Opinión

Burocracia estúpida y mortal

Muchos padres saben de qué va esa enfermedad; la han visto cubrir el cuerpo de sus hijos de ronchas rojas, el picor es incesante, la fiebre de la criatura se dispara y su malestar general da pena. Pero no pocas veces, ya sea de modo espontáneo, ya porque provocan ellos la situación propicia, uno y otro hermano sufren la dolencia al mismo tiempo, con cierto alivio para los padres, pues ya que estamos, mejor de una tajada, y así se libran de pasar dos o tres veces por el doloroso trance. Es una enfermedad de esas que “no causan alarma ni nacen en chabolas o favelas”, y que la traen los niños bajo el brazo en lugar del pan que dejaron olvidado años atrás en el útero materno. “¿Vuestro hijo contrajo la varicela? Bueno, tranquilos, no os preocupéis, tendrá fiebre y molestias durante unos pocos días; procurad que no se rasque demasiado o le quedarán en la piel marcas de las costras. Eso sí, avisad al colegio por si sus compañeros de clase pudieran haber sido contagiados”. Y tras esos pocos días de cuarentena, el niño sano y salvo y la varicela pasando a mayor gloria.

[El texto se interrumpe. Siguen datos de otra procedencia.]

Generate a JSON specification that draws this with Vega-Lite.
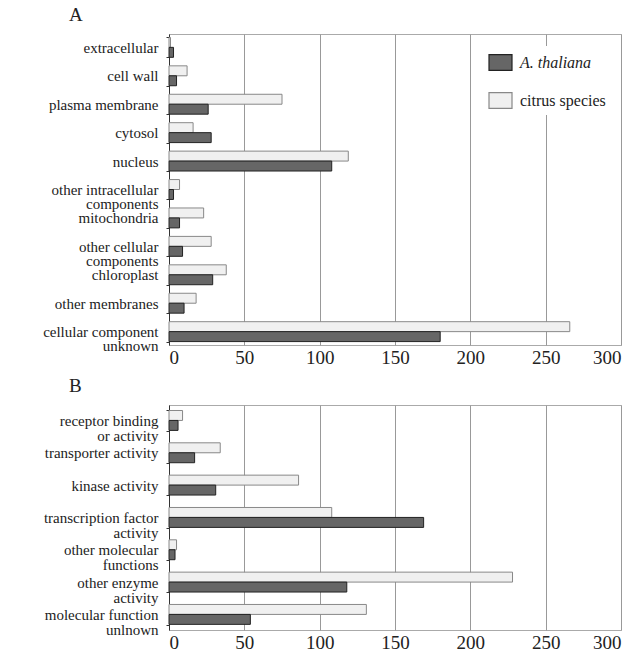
{
  "$schema": "https://vega.github.io/schema/vega-lite/v6.json",
  "padding": {"left": 5, "top": 5, "right": 5, "bottom": 5},
  "background": "white",
  "config": {
    "font": "Liberation Serif",
    "view": {"stroke": "#aaaaaa"},
    "title": {"font": "Liberation Serif", "fontSize": 19, "fontWeight": "normal", "color": "#222222", "anchor": "start", "frame": "group", "dx": -100, "offset": 2},
    "axis": {"labelFont": "Liberation Serif", "labelColor": "#222222", "titleFont": "Liberation Serif"},
    "legend": {"labelFont": "Liberation Serif"}
  },
  "datasets": {
    "A": [
      {"category": "extracellular", "series": "citrus species", "value": 1},
      {"category": "extracellular", "series": "A. thaliana", "value": 3},
      {"category": "cell wall", "series": "citrus species", "value": 12},
      {"category": "cell wall", "series": "A. thaliana", "value": 5},
      {"category": "plasma membrane", "series": "citrus species", "value": 75},
      {"category": "plasma membrane", "series": "A. thaliana", "value": 26},
      {"category": "cytosol", "series": "citrus species", "value": 16},
      {"category": "cytosol", "series": "A. thaliana", "value": 28},
      {"category": "nucleus", "series": "citrus species", "value": 119},
      {"category": "nucleus", "series": "A. thaliana", "value": 108},
      {"category": "other intracellular\ncomponents", "series": "citrus species", "value": 7},
      {"category": "other intracellular\ncomponents", "series": "A. thaliana", "value": 3},
      {"category": "mitochondria", "series": "citrus species", "value": 23},
      {"category": "mitochondria", "series": "A. thaliana", "value": 7},
      {"category": "other cellular\ncomponents", "series": "citrus species", "value": 28},
      {"category": "other cellular\ncomponents", "series": "A. thaliana", "value": 9},
      {"category": "chloroplast", "series": "citrus species", "value": 38},
      {"category": "chloroplast", "series": "A. thaliana", "value": 29},
      {"category": "other membranes", "series": "citrus species", "value": 18},
      {"category": "other membranes", "series": "A. thaliana", "value": 10},
      {"category": "cellular component\nunknown", "series": "citrus species", "value": 266},
      {"category": "cellular component\nunknown", "series": "A. thaliana", "value": 180}
    ],
    "B": [
      {"category": "receptor binding\nor activity", "series": "citrus species", "value": 9},
      {"category": "receptor binding\nor activity", "series": "A. thaliana", "value": 6},
      {"category": "transporter activity", "series": "citrus species", "value": 34},
      {"category": "transporter activity", "series": "A. thaliana", "value": 17},
      {"category": "kinase activity", "series": "citrus species", "value": 86},
      {"category": "kinase activity", "series": "A. thaliana", "value": 31},
      {"category": "transcription factor\nactivity", "series": "citrus species", "value": 108},
      {"category": "transcription factor\nactivity", "series": "A. thaliana", "value": 169},
      {"category": "other molecular\nfunctions", "series": "citrus species", "value": 5},
      {"category": "other molecular\nfunctions", "series": "A. thaliana", "value": 4},
      {"category": "other enzyme\nactivity", "series": "citrus species", "value": 228},
      {"category": "other enzyme\nactivity", "series": "A. thaliana", "value": 118},
      {"category": "molecular function\nunlnown", "series": "citrus species", "value": 131},
      {"category": "molecular function\nunlnown", "series": "A. thaliana", "value": 54}
    ]
  },
  "resolve": {"legend": {"fill": "independent", "stroke": "independent"}},
  "spacing": 8,
  "vconcat": [
    {
      "title": "A",
      "width": 452,
      "height": 311,
      "data": {"name": "A"},
      "mark": {"type": "bar", "strokeWidth": 1},
      "encoding": {
        "y": {"field": "category", "type": "nominal", "sort": null, "title": null,
          "scale": {"paddingInner": 0.3, "paddingOuter": 0.12},
          "axis": {"labelExpr": "split(datum.label, '\\n')", "labelFont": "Liberation Serif", "labelFontSize": 15, "labelLineHeight": 14, "labelPadding": 8, "minExtent": 163, "maxExtent": 163, "domainColor": "#333333", "tickColor": "#333333", "tickSize": 3, "tickBand": "extent", "labelLimit": 200, "labelOverlap": false}},
        "yOffset": {"field": "series", "type": "nominal", "scale": {"domain": ["citrus species", "A. thaliana"], "paddingInner": 0, "paddingOuter": 0}},
        "x": {"field": "value", "type": "quantitative", "title": null,
          "scale": {"domain": [0, 300], "nice": false},
          "axis": {"values": [0, 50, 100, 150, 200, 250, 300], "labelFont": "Liberation Serif", "labelFontSize": 19, "gridColor": "#999999", "gridOpacity": 1, "domain": false, "ticks": false, "labelPadding": 3, "labelColor": "#222222"}},
        "fill": {"field": "series", "type": "nominal",
          "scale": {"domain": ["A. thaliana", "citrus species"], "range": ["#666666", "#f0f0f0"]},
          "legend": {"title": null, "orient": "none", "legendX": 315, "legendY": 12, "fillColor": "white", "padding": 4, "rowPadding": 15, "labelFont": "Liberation Serif", "labelFontSize": 16, "labelColor": "#222222", "symbolType": "M-1,-0.68H1V0.68H-1Z", "symbolSize": 529, "symbolStrokeWidth": 1.2, "labelOffset": 7,
            "encode": {"labels": {"update": {"fontStyle": {"signal": "datum.value == 'A. thaliana' ? 'italic' : 'normal'"}}}}}},
        "stroke": {"field": "series", "type": "nominal",
          "scale": {"domain": ["A. thaliana", "citrus species"], "range": ["#222222", "#888888"]},
          "legend": {"title": null, "orient": "none", "legendX": 315, "legendY": 12, "fillColor": "white", "padding": 4, "rowPadding": 15, "labelFont": "Liberation Serif", "labelFontSize": 16, "labelColor": "#222222", "symbolType": "M-1,-0.68H1V0.68H-1Z", "symbolSize": 529, "symbolStrokeWidth": 1.2, "labelOffset": 7,
            "encode": {"labels": {"update": {"fontStyle": {"signal": "datum.value == 'A. thaliana' ? 'italic' : 'normal'"}}}}}}
      }
    },
    {
      "title": "B",
      "width": 452,
      "height": 225,
      "data": {"name": "B"},
      "mark": {"type": "bar", "strokeWidth": 1},
      "encoding": {
        "y": {"field": "category", "type": "nominal", "sort": null, "title": null,
          "scale": {"paddingInner": 0.38, "paddingOuter": 0.17},
          "axis": {"labelExpr": "split(datum.label, '\\n')", "labelFont": "Liberation Serif", "labelFontSize": 15, "labelLineHeight": 15, "labelPadding": 8, "minExtent": 163, "maxExtent": 163, "domainColor": "#333333", "tickColor": "#333333", "tickSize": 3, "tickBand": "extent", "labelLimit": 200, "labelOverlap": false}},
        "yOffset": {"field": "series", "type": "nominal", "scale": {"domain": ["citrus species", "A. thaliana"], "paddingInner": 0, "paddingOuter": 0}},
        "x": {"field": "value", "type": "quantitative", "title": null,
          "scale": {"domain": [0, 300], "nice": false},
          "axis": {"values": [0, 50, 100, 150, 200, 250, 300], "labelFont": "Liberation Serif", "labelFontSize": 19, "gridColor": "#999999", "gridOpacity": 1, "domain": false, "ticks": false, "labelPadding": 3, "labelColor": "#222222"}},
        "fill": {"field": "series", "type": "nominal",
          "scale": {"domain": ["A. thaliana", "citrus species"], "range": ["#666666", "#f0f0f0"]},
          "legend": null},
        "stroke": {"field": "series", "type": "nominal",
          "scale": {"domain": ["A. thaliana", "citrus species"], "range": ["#222222", "#888888"]},
          "legend": null}
      }
    }
  ]
}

Supongo que ese debió ser, más o menos, el razonamiento lógico de la madre de la niña que murió el otro día en el condado de Treviño (enclave burgalés en la provincia de Álava), cuando le diagnosticaron al principio a su hija la varicela. “No se preocupe, en pocos días se pondrá buena. Dele este jarabe cada x horas y ya verá como pronto se pone buena. Venga, que pase el siguiente”. Pero la madre veía en ella algo raro; la alertó ese instinto protector y primario que solo ellas tienen. Su hija empeoraba, así que al tercer día se fue con ella a urgencias del hospital de Vitoria, aunque el pueblo en el que residen sea burgalés; pero bueno, qué más da la circunscripción territorial ante una grave urgencia pediátrica, ¿verdad? Allá se fue con su pobre niña, y de allí la mandaron de nuevo de vuelta a su casa de Treviño, pese a que la criatura de tres años se encontraba cada vez más débil; deber ser que la situación no está para ingresos hospitalarios innecesarios. Nada, no se ponga en plan tremendista, por favor. Sí, tiene fiebre alta, por eso está tan débil, pero no es muy raro. Le habrá pegado más fuerte que a otros niños, eso es todo. Ande, váyase a casa y verá que en poco días todo habrá terminado.

De madrugada, a los pies de la cama de la niña, la madre sabía a ciencia cierta que nada iba bien. Las convulsiones presagiaban algo trágico. Por eso descolgó el teléfono y llamó al 112. Insisto en que marcó este número, sin saber en qué maldita provincia se perdería esa llamada. Por razones de cercanía territorial fue desviada a Álava. Y entonces toda la estupidez humana y toda la paleta división fronteriza sacó su peor cara. No le enviamos una ambulancia desde aquí, le dijeron. ¡Mi hija está muy grave!, imploraba. Ya, pero es que usted es burgalesa; mejor será que llame a Miranda de Ebro y ya ellos se ocupan, escuchaba desesperada. ¡Oiga, mi hija se me muere! Le repito: pida que le manden una ambulancia desde su provincia. Nosotros no podemos hacer nada.

De poco valieron las prisas del padre en salir de su curro en Vitoria (donde se deja el sudor de su frente) para llegar a casa, coger a la niña, meterla en su coche y conducir jugándosela hasta la puerta de Urgencias del hospital de esa ciudad. Ya era tarde. Ya nada se pudo hacer por su vida. La niña de tres años se iba, dejando a sus padres llenos de un odio solo superado por la pena de perderla para siempre.

Quizás esos minutos de demora fueron mortales de necesidad; nunca lo sabremos. Lo que sí sabemos es que ni la crisis ni los localismos paletos pueden justificar la pérdida de vidas humanas. Y menos las de los más indefensos.